When I left New Zealand I had to take a flight from Christchurch to Auckland. As I walked towards my gate from the check-in counter, I was surprised to find myself suddenly at the gate without having passed through security. This made me very nervous, and I walked up to a counter and said, “I think I might have taken a wrong turn and walked into an area that I shouldn’t because I’m at the gate and I never went through security.” The woman just smiled in their easy, friendly manner and said “Oh, don’t worry, there’s no security for domestic flights. I remember just thinking to myself, ‘Where am I? This country is amazing.’
New Zealand is gorgeous. Rolling green hills, beautiful beaches, lush forests, snow-capped mountains. I remember seeing snow capped mountains right next to the ocean as a breathtaking sight, one I hope you all get a chance to see if you haven’t. The people are incredibly warm and laid back. They are thrill seekers.

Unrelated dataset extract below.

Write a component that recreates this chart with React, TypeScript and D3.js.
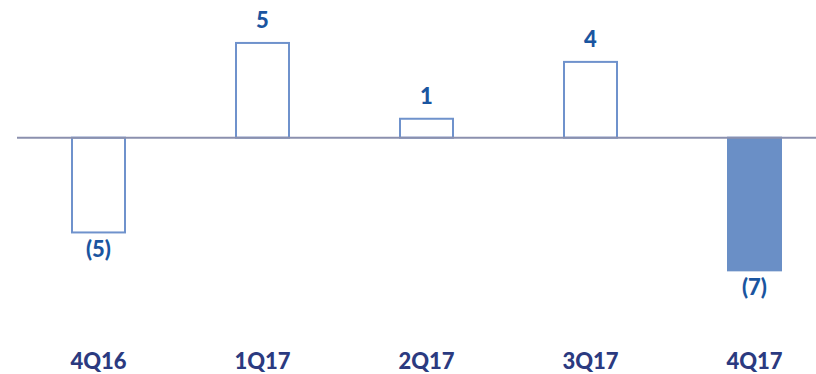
import React from "react";
import * as d3 from "d3";

const categories = ["4Q16", "1Q17", "2Q17", "3Q17", "4Q17"];
const values = [-5, 5, 1, 4, -7];
const valueLabels = ["(5)", "5", "1", "4", "(7)"];
const filled = [false, false, false, false, true];

export default function App() {
  const W = 816, H = 374;
  const pi = 1 - 53 / 164;
  const x = d3.scaleBand<string>().domain(categories).range([16.5, 836.5]).paddingInner(pi).paddingOuter(pi / 2);
  const y = d3.scaleLinear().domain([-7, 5]).range([137.7 + 7 * 18.95, 137.7 - 5 * 18.95]);
  const font = "Lato, 'Open Sans', sans-serif";
  return (
    <svg width={W} height={H} style={{ position: "absolute", left: 0, top: 0 }}>
      {values.map((v, i) => {
        const x0 = x(categories[i])!;
        const bw = x.bandwidth();
        const y0 = y(Math.max(0, v));
        const y1 = y(Math.min(0, v));
        const fillC = filled[i];
        return (
          <g key={i}>
            <rect x={x0} y={y0} width={bw} height={y1 - y0}
              fill={fillC ? "#6a8fc6" : "#ffffff"}
              stroke={fillC ? "#6a8fc6" : "#6f92cc"} strokeWidth={2} />
            <text x={x0 + bw / 2} y={v >= 0 ? y0 - 15 : y1 + 25} textAnchor="middle"
              fontFamily={font} fontWeight="900" fontSize={22} fill="#1a55a0">{valueLabels[i]}</text>
            <text x={x0 + bw / 2} y={369} textAnchor="middle"
              fontFamily={font} fontWeight="900" fontSize={22} fill="#2b3a80">{categories[i]}</text>
          </g>
        );
      })}
      <line x1={17} x2={816} y1={y(0)} y2={y(0)} stroke="#8b90ae" strokeWidth={2} />
    </svg>
  );
}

They invented bungee jumping. They have a ridiculous amount of sheep. I really wanted to move there. I still do. It’s the only place I have visited where I just knew in an instant that I could be happy there.
Waking up this morning to the news of the atrocity there was as heartbreaking as anything I could read. It is the kind of pain you might feel when something that you held is beautiful has been defiled by a vandal. I sit here, not knowing if that beauty will be restored, or whether this incident will forever change that wonderful country I fell in love with. One could argue that I wasn’t there long enough to really know that country, but I would disagree. At least to the point, where I can say with certainty, that this incident does not define them.
Yet I find that I am not surprised. If there is one thing this modern age has taught us is that these dark seams run through all societies. We live in a world that has extremism. The reason such men do these things is the same for all such extremist. They are driven by the furthest limits of anger, fear, and despair. The ideology they say they are fighting for is the exact same as the ideology they say they hate. Just different costumes. If they succeed at all, it is only because most humans are not like them, and that is important to remember. I write this letter to you New Zealand to remind you to not let this incident shatter your national identity. Be who you are, just do it better. This is a time for introspection, but from the ashes of this horrible incident show the world how your kindness is the spirit that defines you. Certainly introspection is warranted here, but remember the power of love and unity to combat hate. For today and for the near future there are families who are grieving. Grieve with them. Regardless of skin color or religion, they grieve as humans. They have lost, children, spouses, parents, friends…there is more that makes you alike than makes you different. Let all hearts be as one New Zealand.